The current research challenge is to extend this type of work to situations where there are no good forward models or understanding of the computation being done by the brain. In this talk, I will describe the ongoing effort at our research group to use topic models on special text corpora to learn semantic features that capture structure of human semantic knowledge. Given these models, it becomes possible to decompose the pattern of brain activation when considering the meaning of a word into constituent patterns associated with the presence of each semantic feature. I will show that this approach allows us to make predictions about subject performance in psychological tasks, classification or prediction of brain activation in response to novel stimuli and even generation of text about brain images.

 

 

A Latent Feature Analysis of the Neural Representation of Object Knowledge

Kai-min Kevin Chang, Carnegie Mellon University

 

Computational neurolinguistics is an emerging research area which integrates recent advances in computational linguistics and cognitive neuroscience, with the objective of developing cognitively plausible models of language and gaining a better understanding of the human language system.

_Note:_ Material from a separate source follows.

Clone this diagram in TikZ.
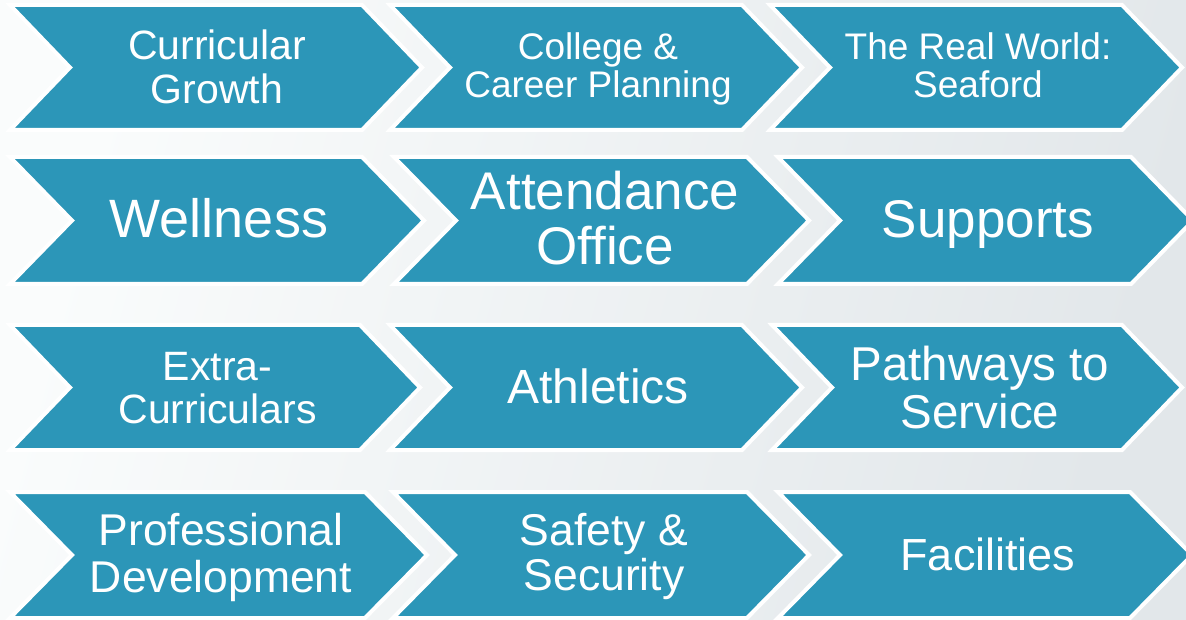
\documentclass[tikz,border=0pt]{standalone}
\usepackage{fontspec}
\setmainfont{Liberation Sans}
\definecolor{chevteal}{HTML}{2C96B8}
\definecolor{bgleft}{HTML}{FAFCFC}
\definecolor{bgright}{HTML}{E2E7EA}
\tikzset{
  chev/.style={fill=chevteal, draw=white, line width=4pt, line join=miter},
  lbl/.style={text=white, align=center, anchor=base, inner sep=0pt},
}
% #1 left x, #2 right x (top corner), #3 top y, #4 bottom y, #5 point depth
\newcommand\chevshape[5]{%
  \path[chev] (#1,#3) -- (#2,#3) -- ({#2+#5},{(#3+#4)/2}) -- (#2,#4) -- (#1,#4)
    -- ({#1+#5},{(#3+#4)/2}) -- cycle;}
\newcommand\fs[2]{\fontsize{#1}{#2}\selectfont}
\begin{document}
\begin{tikzpicture}[x=1pt, y=-1pt]
  \useasboundingbox (0,0) rectangle (1186,620);
  \clip (0,0) rectangle (1186,620);
  \path[left color=bgleft, right color=bgright, shading angle=75] (0,0) rectangle (1186,620);

  % row 1
  \chevshape{10}{362}{5}{130}{60}
  \chevshape{390}{742}{5}{130}{60}
  \chevshape{770}{1122}{5}{130}{60}
  % row 2
  \chevshape{10}{362}{157}{284}{62}
  \chevshape{394}{747}{157}{284}{62}
  \chevshape{778}{1131}{157}{284}{62}
  % row 3
  \chevshape{10}{360}{325}{450}{60}
  \chevshape{390}{742}{325}{450}{60}
  \chevshape{772}{1122}{325}{450}{60}
  % row 4
  \chevshape{10}{365}{492}{618}{62}
  \chevshape{393}{747}{492}{618}{62}
  \chevshape{778}{1130}{492}{618}{62}

  % labels (base anchor = baseline of the last line)
  \node[lbl, font=\fs{41}{44}] (t11) at (217,104) {Curricular\\Growth};
  \node[lbl, font=\fs{37}{38}] (t12) at (598,98) {College \&\\Career Planning};
  \node[lbl, font=\fs{37}{38}] (t13) at (978,98) {The Real World:\\Seaford};

  \node[lbl, font=\fs{54}{55}] (t21) at (219,238) {Wellness};
  \node[lbl, font=\fs{53}{55}] (t22) at (605,265) {Attendance\\Office};
  \node[lbl, font=\fs{53}{55}] (t23) at (988,238) {Supports};

  \node[lbl, font=\fs{41}{43}] (t31) at (217.5,423) {Extra-\\Curriculars};
  \node[lbl, font=\fs{48}{48}] (t32) at (598,403) {Athletics};
  \node[lbl, font=\fs{47.5}{48}] (t33) at (980,428) {Pathways to\\Service};

  \node[lbl, font=\fs{44.5}{47}] (t41) at (221,592) {Professional\\Development};
  \node[lbl, font=\fs{44.5}{45}] (t42) at (604,590) {Safety \&\\Security};
  \node[lbl, font=\fs{45}{45}] (t43) at (988,570) {Facilities};
\end{tikzpicture}
\end{document}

Advances in computational neurolinguistics require close collaboration between computational linguists and neuroscientists. To assist researchers who are new to this topic, the Center for Cognitive Brain Imaging at Carnegie Mellon University is providing the data used in Mitchell et al. (2008). In an object-contemplation task, participants were presented with 60 line drawings and/or text labels of objects in 12 categories, and were instructed to think of the same properties of the stimulus object consistently during multiple presentations of each item. For each concept there are 6 instances of ~20k brain activity features (brain blood oxygenation levels).

 

In this talk, I will describe the CMU fMRI data set and a new analysis that uses a generative probabilistic model to describe how fMRI-measured brain activity is generated from some latent semantic representation. More specifically, a linear-Gaussian infinite latent feature model (ILFM) with an Indian Buffet Process (IBP) prior can be used to derive a binary feature representation of object knowledge from the brain activity. I show that the semantic features recovered by ILFM are consistent with the human ratings of the shelter, manipulation, and eating factors that are recovered by factor analysis. Furthermore, different areas of the brain encode different psycholinguistics features: the latent features discovered at different brain areas are consistent with some existing conjectures regarding the role of different brain areas in processing different psycholinguistics features.

 

 

Development of Neural Electromagnetic Ontologies (NEMO): Ontology-based Tools for Representation and Integration of Event-related Brain Potentials

Gwen Frishkoff, Georgia State University

 

 

We describe a first-generation ontology for representation and integration of event-related brain potentials (ERPs). The ontology is designed following OBO “best practices” and is augmented with tools to perform ontology-based labeling and annotation of ERP data, and a database that enables semantically based reasoning over these data. Because certain high-level concepts in the ERP domain are ill-defined, we have developed methods to support coordinated updates to each of these three components. This approach consists of “top-down” (knowledge-driven) design and implementation, followed by “bottom-up” (data-driven) validation and refinement. Our goal is to build an ERP ontology that is logically valid, empirically sound, robust in application, and transparent to users. This ontology will be used to support sharing and meta-analysis of EEG and MEG data collected within our Neural Electromagnetic Ontologies (NEMO) project.